Watching our choleric Secretary of Investment Bankers Treasury and his professorial Federal Reserve sidekick, Ben Bernanke, grope for solutions to the market’s gyrations has left me with a sense of morbid fascination. I deeply appreciate the immense challenges and their efforts to calm markets and address a poorly understood credit freeze. However, as I consider the regualtory lurches reflecting all the grace of frankenstein breakdancing, I cannot help but wonder what are the longer term impacts of these crisis driven steps?

The reason I raise this issue is that I recall it was regulatory intervention into capital markets that was a major contributor to arriving at this point. It was lax regulatory policy in credit combined with excess liquidity that were central contributors to widespread credit abuses and inflated asset prices.  Are we simply enabling those that are drunk in market excess and pushing off the crisis to another time? And if so, how much will it be amplified?

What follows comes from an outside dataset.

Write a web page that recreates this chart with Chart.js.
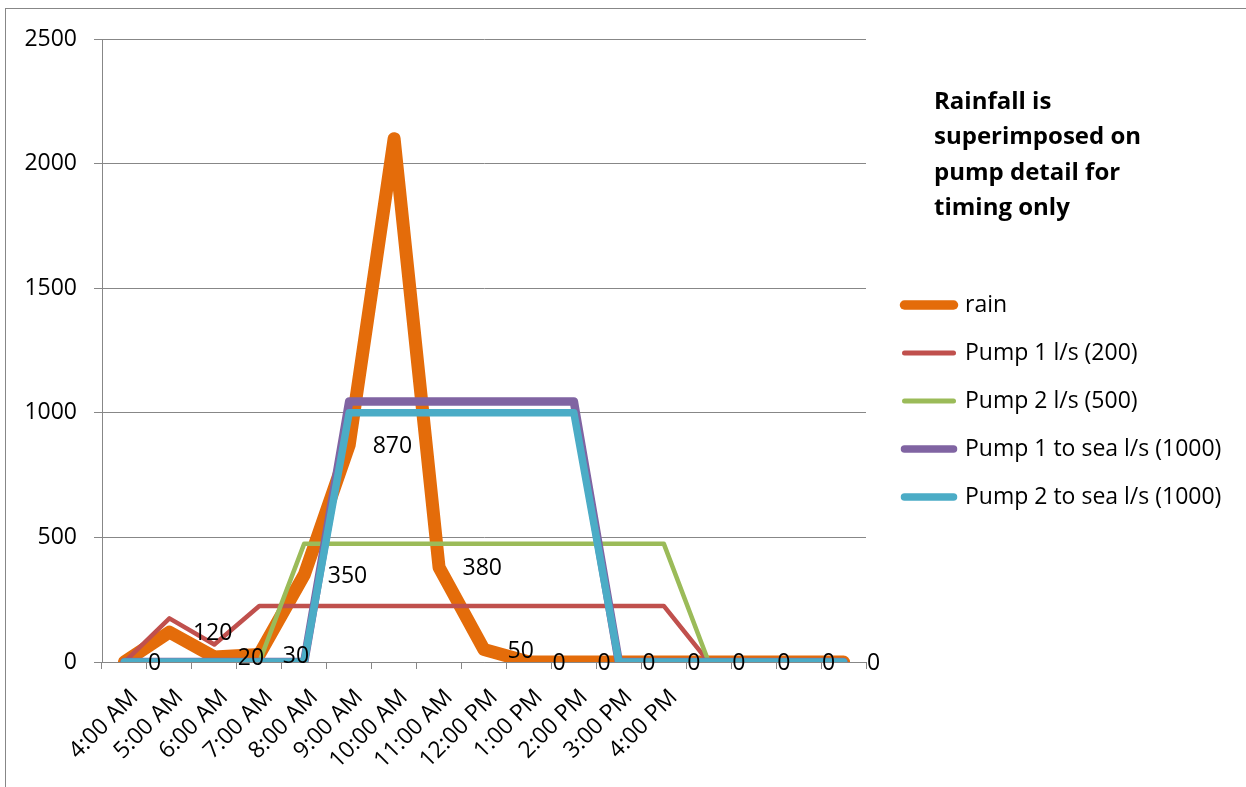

Central to the proper functioning of capital markets is the concept of price discovery. This is the process whereby market participants find a trading price that resolves a complex mixture of intrinsic value, liquidity, speculation, and pragmatic needs to hold or sell a financial asset. When this price discovery mechanism is upset, it requires later, larger reactions in order to attain normalization of price discovery. By avoiding the pain today, are we setting ourselves up for deeper, more consequential market problems later? My great worry in this absurd, black comedy that our financial regulators are conducting is the question, “Are we now caught in a market intervention positive feedback loop requiring successively stronger measures in order to keep an asset bubble inflated because the pain of correction becomes successively more dangerous?” 

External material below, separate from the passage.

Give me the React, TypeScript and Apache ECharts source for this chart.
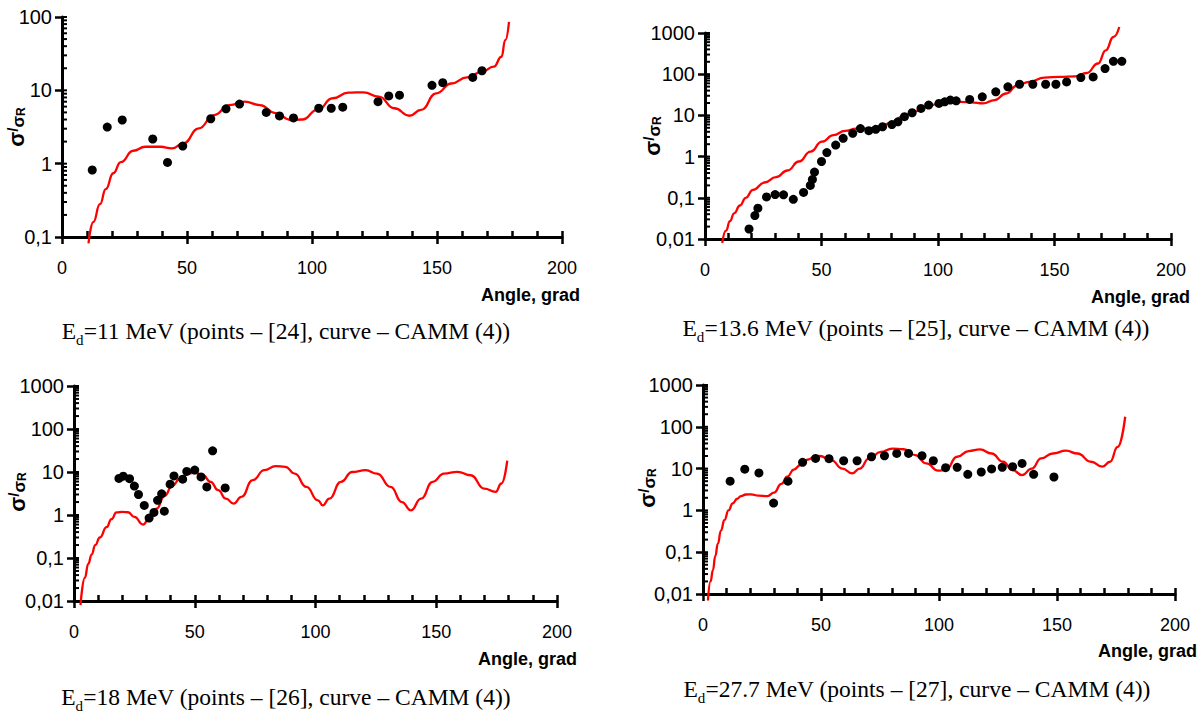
import React, { useEffect, useRef } from "react";
import * as echarts from "echarts";

// ---------- data ----------
const X_MIN = 0;
const X_MAX = 200;
const X_STEP = 50;
const Y_RANGE_P1 = [0.1, 100];
const Y_RANGE_WIDE = [0.01, 1000];
const MINOR_MULTIPLIERS = [1, 2, 3, 4, 5, 6, 7, 8, 9];
const DECADES_P1 = [0.1, 1, 10, 100];
const DECADES_WIDE = [0.01, 0.1, 1, 10, 100, 1000];

const P1_POINTS = [
  [12.1, 0.82], [18.1, 3.16], [24.1, 3.94], [36.3, 2.17], [42.2, 1.04], [48.3, 1.74],
  [59.5, 4.1], [65.6, 5.6], [71.0, 6.5], [81.7, 5.0], [87.0, 4.47], [92.6, 4.2],
  [102.7, 5.7], [107.7, 5.7], [112.3, 5.9], [126.4, 7.0], [130.7, 8.4], [135.0, 8.6],
  [148.0, 11.7], [152.3, 12.7], [164.3, 15.0], [168.0, 18.5],
];
const P1_CURVE = [
  [10.6, 0.082], [12.5, 0.16], [15.2, 0.28], [17.5, 0.45], [20.5, 0.74], [23.5, 1.05],
  [28.5, 1.5], [33.3, 1.7], [39.4, 1.7], [44.0, 1.62], [48.6, 1.9], [54.7, 3.03],
  [60.8, 4.6], [67.0, 6.3], [73.1, 7.0], [79.2, 6.3], [85.4, 4.9], [91.5, 3.94],
  [96.1, 4.0], [102.2, 5.4], [108.3, 7.8], [114.5, 9.3], [120.6, 9.4], [126.7, 8.2],
  [132.9, 5.7], [139.0, 4.5], [143.6, 5.4], [149.7, 9.1], [155.8, 12.4], [162.0, 15],
  [168.1, 18], [172.7, 21], [175.8, 28.7], [177.3, 48.5], [178.8, 86],
];

const P2_POINTS = [
  [18.9, 0.0175], [21.4, 0.037], [22.7, 0.056], [26.4, 0.105], [30.1, 0.12], [33.7, 0.118],
  [37.9, 0.092], [42.3, 0.135], [45.2, 0.2], [46.1, 0.28], [47.0, 0.42], [50.0, 0.76],
  [52.3, 1.25], [56.1, 1.9], [59.3, 2.78], [63.4, 3.67], [66.7, 4.8], [70.3, 4.26],
  [73.3, 4.6], [76.2, 5.3], [80.2, 6.0], [82.8, 7.0], [85.6, 9.3], [88.9, 11.6],
  [92.7, 14.8], [96.0, 17.8], [100.4, 19.5], [102.9, 21.4], [105.3, 23.5], [107.8, 22.6],
  [113.6, 24.4], [119.0, 28.2], [124.8, 37.3], [130.0, 49.5], [135.0, 57], [140.7, 57],
  [146.2, 57], [150.6, 57], [155.2, 65], [161.3, 83], [166.6, 86], [171.7, 137],
  [175.3, 205], [178.9, 205],
];
const P2_CURVE = [
  [7.4, 0.008], [9.0, 0.016], [10.7, 0.027], [12.5, 0.042], [15.0, 0.065], [17.5, 0.1],
  [20.6, 0.156], [25.5, 0.235], [30.5, 0.316], [35.4, 0.46], [40.3, 0.76], [45.3, 1.32],
  [50.2, 2.3], [55.1, 3.33], [60.1, 4.2], [65.0, 4.8], [70.0, 4.8], [74.9, 5.3],
  [79.8, 6.6], [84.8, 9.3], [89.7, 12.3], [94.7, 15.6], [99.6, 18.7], [104.5, 21.4],
  [109.5, 21.4], [114.4, 20.6], [119.3, 19.5], [124.3, 23.5], [129.2, 34], [134.2, 54],
  [139.1, 65], [145.7, 83], [152.3, 86], [158.8, 89], [163.8, 107], [168.7, 182],
  [172.0, 380], [175.3, 800], [177.8, 1400],
];

const P3_POINTS = [
  [18.6, 7.1], [20.4, 8.0], [23.0, 7.0], [25.0, 4.7], [26.7, 3.0], [29.1, 1.67],
  [31.1, 0.85], [33.1, 1.15], [34.6, 2.2], [36.3, 3.1], [37.4, 1.23], [39.8, 5.2],
  [41.4, 8.1], [45.0, 6.8], [46.7, 10.3], [50.0, 11.1], [52.6, 7.7], [55.0, 4.5],
  [57.4, 31], [62.6, 4.27],
];
const P3_CURVE = [
  [2.7, 0.008], [4.5, 0.035], [5.9, 0.073], [7.3, 0.12], [8.8, 0.2], [10.7, 0.3],
  [13.5, 0.52], [15.5, 0.8], [17.6, 1.15], [20.1, 1.18], [22.4, 1.16], [25.0, 0.9],
  [28.6, 0.6], [31.2, 0.85], [34.2, 1.4], [37.5, 2.8], [40.7, 4.8], [43.9, 7.0],
  [47.1, 9.2], [50.2, 9.6], [53.4, 8.4], [56.6, 5.9], [59.7, 3.77], [62.9, 2.4],
  [66.1, 1.84], [69.3, 2.63], [74.0, 6.45], [78.8, 11], [83.5, 13.7], [87.5, 13.2],
  [91.4, 9.2], [96.2, 4.5], [101.0, 2.2], [103.0, 1.68], [105.7, 2.4], [110.5, 5.9],
  [115.2, 10], [120.8, 11], [125.5, 9.2], [131.1, 4.5], [135.8, 2.0], [139.5, 1.28],
  [143.7, 2.4], [148.5, 5.9], [153.2, 9.2], [158.8, 10.1], [164.3, 8.4], [169.9, 4.1],
  [174.6, 3.45], [177.0, 5.4], [179.4, 18.3],
];

const P4_POINTS = [
  [11.5, 5.0], [17.7, 9.7], [23.7, 7.9], [29.9, 1.5], [36.0, 5.0], [42.2, 14.1],
  [47.7, 17.5], [53.4, 17.3], [59.6, 15.4], [65.3, 15.4], [71.4, 19.2], [76.9, 20.3],
  [82.1, 23.1], [87.1, 23.1], [92.8, 20.3], [97.6, 15.4], [102.8, 10.5], [107.7, 10.7],
  [112.2, 7.3], [117.9, 8.3], [122.3, 9.8], [126.8, 10.7], [131.2, 11.1], [135.2, 13.3],
  [140.1, 7.3], [148.7, 6.3],
];
const P4_CURVE = [
  [2.1, 0.007], [3.2, 0.02], [4.2, 0.037], [5.2, 0.08], [6.3, 0.16], [7.6, 0.33],
  [9.1, 0.59], [10.8, 1.0], [12.6, 1.48], [14.5, 1.9], [16.1, 2.2], [18.2, 2.4],
  [20.3, 2.43], [23.5, 2.25], [27.3, 2.2], [30.1, 2.65], [33.2, 4.3], [35.7, 6.4],
  [38.5, 9.5], [41.3, 12.2], [44.5, 16.5], [46.9, 18.6], [49.4, 20], [54.3, 16],
  [59.1, 10], [63.2, 7.7], [66.4, 10], [70.4, 17.5], [75.3, 25], [80.2, 30],
  [85.0, 29], [89.9, 21], [94.7, 13.3], [99.6, 8.9], [102.8, 9.2], [107.7, 19.2],
  [112.6, 26.3], [117.4, 28.8], [122.3, 23], [127.1, 14.6], [131.2, 9.2], [135.2, 7.0],
  [139.3, 10], [143.3, 17.5], [148.2, 23], [153.8, 26.8], [158.7, 23], [164.4, 14.6],
  [169.2, 11.1], [172.5, 14.6], [175.7, 33], [178.9, 174],
];

const CAPTION_TEXTS = [
  "=11 MeV (points – [24], curve – CAMM (4))",
  "=13.6 MeV (points – [25], curve – CAMM (4))",
  "=18 MeV (points – [26], curve – CAMM (4))",
  "=27.7 MeV (points – [27], curve – CAMM (4))",
];
const X_NAME = "Angle, grad";

// ---------- layout ----------
const GRID_BOXES = [
  { left: 62, top: 17, width: 500, height: 220 },
  { left: 705, top: 33, width: 466, height: 206 },
  { left: 74, top: 386, width: 483, height: 215 },
  { left: 703, top: 385, width: 472, height: 209 },
];
const Y_NAME_POS = [[16, 127], [652, 136], [17, 492], [647, 488]];
const X_NAME_POS = [[580, 295], [1190, 297], [577, 659], [1197, 651]];
const CAPTION_POS = [[286, 333], [916, 330], [286, 699], [917, 691]];

const PANELS = [
  { points: P1_POINTS, curve: P1_CURVE, range: Y_RANGE_P1, decades: DECADES_P1 },
  { points: P2_POINTS, curve: P2_CURVE, range: Y_RANGE_WIDE, decades: DECADES_WIDE },
  { points: P3_POINTS, curve: P3_CURVE, range: Y_RANGE_WIDE, decades: DECADES_WIDE },
  { points: P4_POINTS, curve: P4_CURVE, range: Y_RANGE_WIDE, decades: DECADES_WIDE },
];

const SANS = "Liberation Sans, Arial, sans-serif";
const SERIF = "Liberation Serif, Times New Roman, serif";
const axisLineStyle = () => ({ color: "#000", width: 3 });
const tickLineStyle = () => ({ color: "#000", width: 2.5 });

function fmtY(v: number): string {
  return String(Number(v.toPrecision(6))).replace(".", ",");
}

function buildOption() {
  const xAxis: any[] = [];
  const yAxis: any[] = [];
  const series: any[] = [];
  const graphic: any[] = [];

  PANELS.forEach((p, i) => {
    xAxis.push({
      type: "value", gridIndex: i, min: X_MIN, max: X_MAX, interval: X_STEP, position: "bottom",
      axisLine: { show: true, onZero: false, lineStyle: axisLineStyle() },
      axisTick: { show: true, inside: false, length: 7, lineStyle: tickLineStyle() },
      axisLabel: { show: true, margin: 22, fontFamily: SANS, fontSize: 18, color: "#000" },
      splitLine: { show: false },
    });
    xAxis.push({
      type: "value", gridIndex: i, min: X_MIN, max: X_MAX, interval: X_STEP, position: "bottom",
      axisLine: { show: false, onZero: false },
      axisTick: { show: true, inside: true, length: 6, lineStyle: tickLineStyle() },
      minorTick: { show: true, splitNumber: 5, length: 6, lineStyle: tickLineStyle() },
      axisLabel: { show: false },
      splitLine: { show: false },
    });
    yAxis.push({
      type: "log", logBase: 10, gridIndex: i, min: p.range[0], max: p.range[1], position: "left",
      axisLine: { show: true, onZero: false, lineStyle: axisLineStyle() },
      axisTick: { show: true, inside: false, length: 7, lineStyle: tickLineStyle() },
      axisLabel: { show: true, margin: 10, fontFamily: SANS, fontSize: 20, color: "#000", formatter: fmtY },
      splitLine: { show: false },
    });

    // inner (right-hand) y ticks at each decade and at its 2..9 multiples
    const innerTicks: number[][] = [];
    p.decades.forEach((d) =>
      MINOR_MULTIPLIERS.forEach((m) => {
        const v = d * m;
        if (v <= p.range[1] * 1.0001) innerTicks.push([X_MIN, v]);
      })
    );

    series.push({
      type: "custom", xAxisIndex: 2 * i, yAxisIndex: i, z: 1,
      data: innerTicks,
      renderItem: (params: any, api: any) => {
        const pt = api.coord([api.value(0), api.value(1)]);
        return {
          type: "line",
          shape: { x1: pt[0], y1: pt[1], x2: pt[0] + 5, y2: pt[1] },
          style: { stroke: "#000", lineWidth: 2 },
        };
      },
    });
    series.push({
      type: "line", xAxisIndex: 2 * i, yAxisIndex: i, data: p.curve,
      symbol: "none", showSymbol: false, smooth: 0.5, smoothMonotone: "x", clip: false,
      lineStyle: { color: "#ff0000", width: 2.3 }, z: 2,
    });
    series.push({
      type: "scatter", xAxisIndex: 2 * i, yAxisIndex: i, data: p.points,
      symbol: "circle", symbolSize: 9, itemStyle: { color: "#000", opacity: 1 }, z: 3,
    });

    graphic.push({
      type: "text", x: Y_NAME_POS[i][0], y: Y_NAME_POS[i][1], rotation: Math.PI / 2,
      style: {
        text: "{a|σ}{b|/}{a2|σ}{c|R}",
        align: "center", verticalAlign: "middle",
        fill: "#000",
        rich: {
          a: { fontFamily: SANS, fontWeight: "bold", fontSize: 22, fill: "#000", verticalAlign: "bottom" },
          b: { fontFamily: SANS, fontWeight: "bold", fontSize: 15, fill: "#000", verticalAlign: "top" },
          a2: { fontFamily: SANS, fontWeight: "bold", fontSize: 17, fill: "#000", verticalAlign: "bottom" },
          c: { fontFamily: SANS, fontWeight: "bold", fontSize: 12, fill: "#000", verticalAlign: "bottom" },
        },
      },
    });
    graphic.push({
      type: "text", x: X_NAME_POS[i][0], y: X_NAME_POS[i][1],
      style: {
        text: X_NAME, fontFamily: SANS, fontWeight: "bold", fontSize: 18, fill: "#000",
        align: "right", verticalAlign: "middle",
      },
    });
    graphic.push({
      type: "text", x: CAPTION_POS[i][0], y: CAPTION_POS[i][1],
      style: {
        text: "{e|E}{d|d}{t|" + CAPTION_TEXTS[i] + "}",
        align: "center", verticalAlign: "middle",
        fill: "#000",
        rich: {
          e: { fontFamily: SERIF, fontSize: 23.5, fill: "#000", padding: [0, 0, 4, 0], verticalAlign: "bottom" },
          d: { fontFamily: SERIF, fontSize: 15, fill: "#000", verticalAlign: "bottom" },
          t: { fontFamily: SERIF, fontSize: 23.5, fill: "#000", padding: [0, 0, 4, 0], verticalAlign: "bottom" },
        },
      },
    });
  });

  return {
    animation: false,
    backgroundColor: "#ffffff",
    grid: GRID_BOXES,
    xAxis,
    yAxis,
    series,
    graphic,
  };
}

export default function App() {
  const ref = useRef<HTMLDivElement>(null);
  useEffect(() => {
    document.body.style.margin = "0";
    const chart = echarts.init(ref.current as HTMLDivElement, null, { renderer: "svg" });
    chart.setOption(buildOption() as any);
    return () => chart.dispose();
  }, []);
  return (
    <div
      ref={ref}
      style={{ position: "absolute", left: 0, top: 0, width: 1201, height: 715, background: "#fff" }}
    />
  );
}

And while I make light of the concern, I am not deluded about the compelexity or subtlety of the markets. I remember well the lessons of Long term Capital Management- the best and brightest among us are not (yet) able to master the complex system of market dynamics. From my vantage point, each time we seek to avoid the economic discipline of market corrections by interventions, it reappears later in a deeper, steeper and more consequential correction.